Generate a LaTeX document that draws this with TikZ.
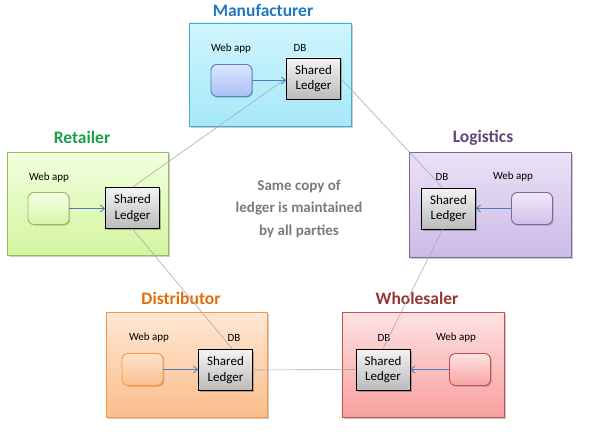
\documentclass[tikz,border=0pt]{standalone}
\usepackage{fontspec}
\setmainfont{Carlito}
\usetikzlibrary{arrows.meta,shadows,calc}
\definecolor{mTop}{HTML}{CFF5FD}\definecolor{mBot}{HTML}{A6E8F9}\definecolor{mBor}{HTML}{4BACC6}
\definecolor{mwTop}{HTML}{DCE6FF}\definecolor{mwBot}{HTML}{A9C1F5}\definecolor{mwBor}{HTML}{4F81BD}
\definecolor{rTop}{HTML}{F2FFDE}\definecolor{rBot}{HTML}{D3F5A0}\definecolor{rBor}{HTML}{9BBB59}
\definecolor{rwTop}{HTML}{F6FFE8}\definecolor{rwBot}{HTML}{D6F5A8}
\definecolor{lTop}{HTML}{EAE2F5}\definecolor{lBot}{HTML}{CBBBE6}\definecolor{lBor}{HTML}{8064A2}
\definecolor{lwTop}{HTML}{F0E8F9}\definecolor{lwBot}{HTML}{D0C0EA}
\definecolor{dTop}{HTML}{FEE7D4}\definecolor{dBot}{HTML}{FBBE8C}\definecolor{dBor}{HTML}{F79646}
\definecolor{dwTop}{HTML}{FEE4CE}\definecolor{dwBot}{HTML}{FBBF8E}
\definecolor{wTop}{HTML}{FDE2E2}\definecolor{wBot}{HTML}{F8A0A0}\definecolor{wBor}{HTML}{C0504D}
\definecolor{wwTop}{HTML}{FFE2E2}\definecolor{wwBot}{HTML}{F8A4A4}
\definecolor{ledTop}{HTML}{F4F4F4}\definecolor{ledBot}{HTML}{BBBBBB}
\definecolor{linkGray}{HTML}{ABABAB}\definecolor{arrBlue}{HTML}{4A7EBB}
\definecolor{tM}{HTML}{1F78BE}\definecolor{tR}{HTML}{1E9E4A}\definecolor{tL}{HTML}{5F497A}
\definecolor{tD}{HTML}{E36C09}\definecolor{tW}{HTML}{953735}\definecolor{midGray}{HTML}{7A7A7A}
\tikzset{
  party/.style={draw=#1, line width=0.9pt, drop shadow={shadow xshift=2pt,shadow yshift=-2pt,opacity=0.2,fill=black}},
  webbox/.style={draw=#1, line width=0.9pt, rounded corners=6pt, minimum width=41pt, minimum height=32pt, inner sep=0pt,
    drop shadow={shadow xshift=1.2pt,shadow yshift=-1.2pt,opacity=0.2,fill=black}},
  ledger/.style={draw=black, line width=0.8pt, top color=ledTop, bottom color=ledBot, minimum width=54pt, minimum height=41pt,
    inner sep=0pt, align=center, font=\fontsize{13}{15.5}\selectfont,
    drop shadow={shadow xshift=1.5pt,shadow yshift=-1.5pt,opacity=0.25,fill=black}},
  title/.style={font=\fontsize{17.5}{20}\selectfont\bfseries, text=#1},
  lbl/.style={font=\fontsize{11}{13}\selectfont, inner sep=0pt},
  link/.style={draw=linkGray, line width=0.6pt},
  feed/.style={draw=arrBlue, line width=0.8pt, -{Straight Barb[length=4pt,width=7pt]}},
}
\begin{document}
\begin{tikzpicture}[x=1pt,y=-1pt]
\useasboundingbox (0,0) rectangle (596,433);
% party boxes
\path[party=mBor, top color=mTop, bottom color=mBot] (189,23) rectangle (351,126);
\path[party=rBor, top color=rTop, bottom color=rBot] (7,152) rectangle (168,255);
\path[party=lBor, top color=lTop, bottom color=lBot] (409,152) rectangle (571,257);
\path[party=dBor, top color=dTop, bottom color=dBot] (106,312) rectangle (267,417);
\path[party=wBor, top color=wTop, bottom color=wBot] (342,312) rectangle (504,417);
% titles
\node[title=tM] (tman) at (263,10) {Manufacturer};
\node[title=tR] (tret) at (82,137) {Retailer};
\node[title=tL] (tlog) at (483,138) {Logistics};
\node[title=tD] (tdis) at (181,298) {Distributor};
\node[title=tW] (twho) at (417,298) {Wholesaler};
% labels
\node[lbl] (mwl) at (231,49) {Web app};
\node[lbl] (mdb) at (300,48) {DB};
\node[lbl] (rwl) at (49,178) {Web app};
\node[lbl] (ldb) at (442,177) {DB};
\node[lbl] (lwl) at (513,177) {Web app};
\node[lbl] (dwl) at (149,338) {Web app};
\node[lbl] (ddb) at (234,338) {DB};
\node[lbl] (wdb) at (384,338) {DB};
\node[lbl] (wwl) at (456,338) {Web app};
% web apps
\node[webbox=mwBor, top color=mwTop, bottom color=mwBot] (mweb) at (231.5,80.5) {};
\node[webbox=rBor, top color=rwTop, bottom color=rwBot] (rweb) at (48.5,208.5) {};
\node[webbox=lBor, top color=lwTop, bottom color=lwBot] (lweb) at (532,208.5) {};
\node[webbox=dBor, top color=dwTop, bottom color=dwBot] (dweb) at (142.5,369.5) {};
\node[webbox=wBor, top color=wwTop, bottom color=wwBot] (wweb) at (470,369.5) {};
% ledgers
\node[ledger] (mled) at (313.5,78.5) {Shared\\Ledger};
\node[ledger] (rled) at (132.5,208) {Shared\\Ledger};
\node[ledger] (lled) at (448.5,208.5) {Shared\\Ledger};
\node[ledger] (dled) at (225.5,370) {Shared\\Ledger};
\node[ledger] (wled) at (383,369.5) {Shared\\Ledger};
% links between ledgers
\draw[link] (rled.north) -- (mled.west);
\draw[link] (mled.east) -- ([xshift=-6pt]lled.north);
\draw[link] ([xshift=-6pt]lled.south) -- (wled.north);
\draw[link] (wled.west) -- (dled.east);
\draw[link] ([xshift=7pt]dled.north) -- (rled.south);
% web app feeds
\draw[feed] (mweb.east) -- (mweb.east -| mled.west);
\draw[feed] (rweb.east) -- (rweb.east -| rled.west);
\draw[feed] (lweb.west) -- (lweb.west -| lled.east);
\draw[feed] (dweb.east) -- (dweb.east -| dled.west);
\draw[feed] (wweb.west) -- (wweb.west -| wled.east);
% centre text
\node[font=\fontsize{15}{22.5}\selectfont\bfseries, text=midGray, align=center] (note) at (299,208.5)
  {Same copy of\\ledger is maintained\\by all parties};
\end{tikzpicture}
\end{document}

= DESCRIPTION OF THE TASK =
Retype everything in the material word for word, minus pictures.

= THE REPLY =
Generate a LaTeX document that draws this with TikZ.
\documentclass[tikz,border=0pt]{standalone}
\usepackage{fontspec}
\setmainfont{Carlito}
\usetikzlibrary{arrows.meta,shadows,calc}
\definecolor{mTop}{HTML}{CFF5FD}\definecolor{mBot}{HTML}{A6E8F9}\definecolor{mBor}{HTML}{4BACC6}
\definecolor{mwTop}{HTML}{DCE6FF}\definecolor{mwBot}{HTML}{A9C1F5}\definecolor{mwBor}{HTML}{4F81BD}
\definecolor{rTop}{HTML}{F2FFDE}\definecolor{rBot}{HTML}{D3F5A0}\definecolor{rBor}{HTML}{9BBB59}
\definecolor{rwTop}{HTML}{F6FFE8}\definecolor{rwBot}{HTML}{D6F5A8}
\definecolor{lTop}{HTML}{EAE2F5}\definecolor{lBot}{HTML}{CBBBE6}\definecolor{lBor}{HTML}{8064A2}
\definecolor{lwTop}{HTML}{F0E8F9}\definecolor{lwBot}{HTML}{D0C0EA}
\definecolor{dTop}{HTML}{FEE7D4}\definecolor{dBot}{HTML}{FBBE8C}\definecolor{dBor}{HTML}{F79646}
\definecolor{dwTop}{HTML}{FEE4CE}\definecolor{dwBot}{HTML}{FBBF8E}
\definecolor{wTop}{HTML}{FDE2E2}\definecolor{wBot}{HTML}{F8A0A0}\definecolor{wBor}{HTML}{C0504D}
\definecolor{wwTop}{HTML}{FFE2E2}\definecolor{wwBot}{HTML}{F8A4A4}
\definecolor{ledTop}{HTML}{F4F4F4}\definecolor{ledBot}{HTML}{BBBBBB}
\definecolor{linkGray}{HTML}{ABABAB}\definecolor{arrBlue}{HTML}{4A7EBB}
\definecolor{tM}{HTML}{1F78BE}\definecolor{tR}{HTML}{1E9E4A}\definecolor{tL}{HTML}{5F497A}
\definecolor{tD}{HTML}{E36C09}\definecolor{tW}{HTML}{953735}\definecolor{midGray}{HTML}{7A7A7A}
\tikzset{
  party/.style={draw=#1, line width=0.9pt, drop shadow={shadow xshift=2pt,shadow yshift=-2pt,opacity=0.2,fill=black}},
  webbox/.style={draw=#1, line width=0.9pt, rounded corners=6pt, minimum width=41pt, minimum height=32pt, inner sep=0pt,
    drop shadow={shadow xshift=1.2pt,shadow yshift=-1.2pt,opacity=0.2,fill=black}},
  ledger/.style={draw=black, line width=0.8pt, top color=ledTop, bottom color=ledBot, minimum width=54pt, minimum height=41pt,
    inner sep=0pt, align=center, font=\fontsize{13}{15.5}\selectfont,
    drop shadow={shadow xshift=1.5pt,shadow yshift=-1.5pt,opacity=0.25,fill=black}},
  title/.style={font=\fontsize{17.5}{20}\selectfont\bfseries, text=#1},
  lbl/.style={font=\fontsize{11}{13}\selectfont, inner sep=0pt},
  link/.style={draw=linkGray, line width=0.6pt},
  feed/.style={draw=arrBlue, line width=0.8pt, -{Straight Barb[length=4pt,width=7pt]}},
}
\begin{document}
\begin{tikzpicture}[x=1pt,y=-1pt]
\useasboundingbox (0,0) rectangle (596,433);
% party boxes
\path[party=mBor, top color=mTop, bottom color=mBot] (189,23) rectangle (351,126);
\path[party=rBor, top color=rTop, bottom color=rBot] (7,152) rectangle (168,255);
\path[party=lBor, top color=lTop, bottom color=lBot] (409,152) rectangle (571,257);
\path[party=dBor, top color=dTop, bottom color=dBot] (106,312) rectangle (267,417);
\path[party=wBor, top color=wTop, bottom color=wBot] (342,312) rectangle (504,417);
% titles
\node[title=tM] (tman) at (263,10) {Manufacturer};
\node[title=tR] (tret) at (82,137) {Retailer};
\node[title=tL] (tlog) at (483,138) {Logistics};
\node[title=tD] (tdis) at (181,298) {Distributor};
\node[title=tW] (twho) at (417,298) {Wholesaler};
% labels
\node[lbl] (mwl) at (231,49) {Web app};
\node[lbl] (mdb) at (300,48) {DB};
\node[lbl] (rwl) at (49,178) {Web app};
\node[lbl] (ldb) at (442,177) {DB};
\node[lbl] (lwl) at (513,177) {Web app};
\node[lbl] (dwl) at (149,338) {Web app};
\node[lbl] (ddb) at (234,338) {DB};
\node[lbl] (wdb) at (384,338) {DB};
\node[lbl] (wwl) at (456,338) {Web app};
% web apps
\node[webbox=mwBor, top color=mwTop, bottom color=mwBot] (mweb) at (231.5,80.5) {};
\node[webbox=rBor, top color=rwTop, bottom color=rwBot] (rweb) at (48.5,208.5) {};
\node[webbox=lBor, top color=lwTop, bottom color=lwBot] (lweb) at (532,208.5) {};
\node[webbox=dBor, top color=dwTop, bottom color=dwBot] (dweb) at (142.5,369.5) {};
\node[webbox=wBor, top color=wwTop, bottom color=wwBot] (wweb) at (470,369.5) {};
% ledgers
\node[ledger] (mled) at (313.5,78.5) {Shared\\Ledger};
\node[ledger] (rled) at (132.5,208) {Shared\\Ledger};
\node[ledger] (lled) at (448.5,208.5) {Shared\\Ledger};
\node[ledger] (dled) at (225.5,370) {Shared\\Ledger};
\node[ledger] (wled) at (383,369.5) {Shared\\Ledger};
% links between ledgers
\draw[link] (rled.north) -- (mled.west);
\draw[link] (mled.east) -- ([xshift=-6pt]lled.north);
\draw[link] ([xshift=-6pt]lled.south) -- (wled.north);
\draw[link] (wled.west) -- (dled.east);
\draw[link] ([xshift=7pt]dled.north) -- (rled.south);
% web app feeds
\draw[feed] (mweb.east) -- (mweb.east -| mled.west);
\draw[feed] (rweb.east) -- (rweb.east -| rled.west);
\draw[feed] (lweb.west) -- (lweb.west -| lled.east);
\draw[feed] (dweb.east) -- (dweb.east -| dled.west);
\draw[feed] (wweb.west) -- (wweb.west -| wled.east);
% centre text
\node[font=\fontsize{15}{22.5}\selectfont\bfseries, text=midGray, align=center] (note) at (299,208.5)
  {Same copy of\\ledger is maintained\\by all parties};
\end{tikzpicture}
\end{document}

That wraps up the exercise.